There appear to be a few rough spots in the first location that seem like they should have been caught easily through testing. PUT ON CLOTHES actually only performs a TAKE CLOTHES action; I have to PUT ON each individual piece to actually dress myself. EXAMINE BOOKCASE returns, “The bookcase is made of dark, carved wood and is full of novels. The works of James Herriot are on the bottom shelf,” while SEARCH BOOKCASE returns, “In the wooden bookcase are books and James Herriot.”
Although I’m not immediately captured by it, this game seems to have enough good qualities to put it high on the second-tier list.
Capture Score: 2. Looks like a worthwhile first effort.
“Snack Time!”, by Hardy the Bulldog (with help from Renee Choba)
Every year there are a few Comp entries that employ an alternative perspective for narration, and “Snack Time!” is one of those. The player takes on the role of a dog (a bulldog, I assume), and the game is narrated in second person. The human is described as my pet, and the rooms are described by their functions (the Sitting Room, Sleeping Room, and the Food Room). I’m a dog lover, so this is a Good Thing.

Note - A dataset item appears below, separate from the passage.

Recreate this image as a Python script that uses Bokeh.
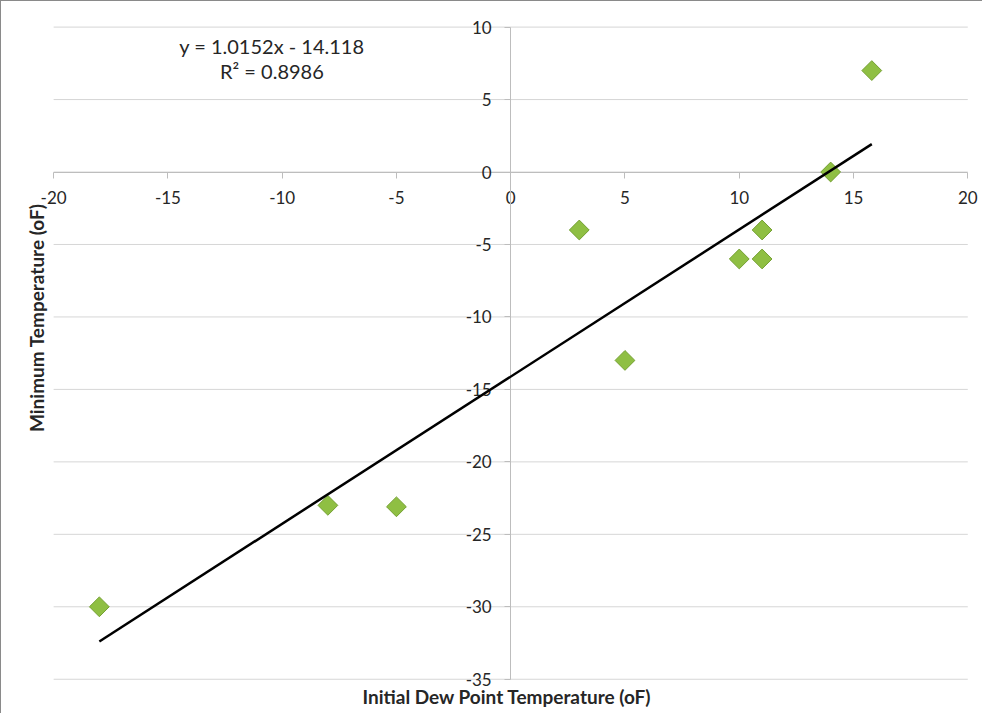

The writing is smooth and the voice fits well with what I imagine a dog’s voice might be. I like the descriptions of objects like “the thing you can’t scratch” and “the long soft thing.” I tried LICK PET and got back “You love on your pet with some little licks,” which is just terribly cute. I can also SCRATCH, CHEW, and BARK AT things, which should make things interesting.
No issues came up as I tried this one out, although it seems a little strange that I have to use the object name “the thing you can’t scratch” instead of “the thing I can’t scratch,” which would have made for better consistency. Still, it’s only a minor quibble. This looks like a lighthearted, fun game, and one that I look forward to completing.
Capture Score: 1. Hard to go wrong with dogs.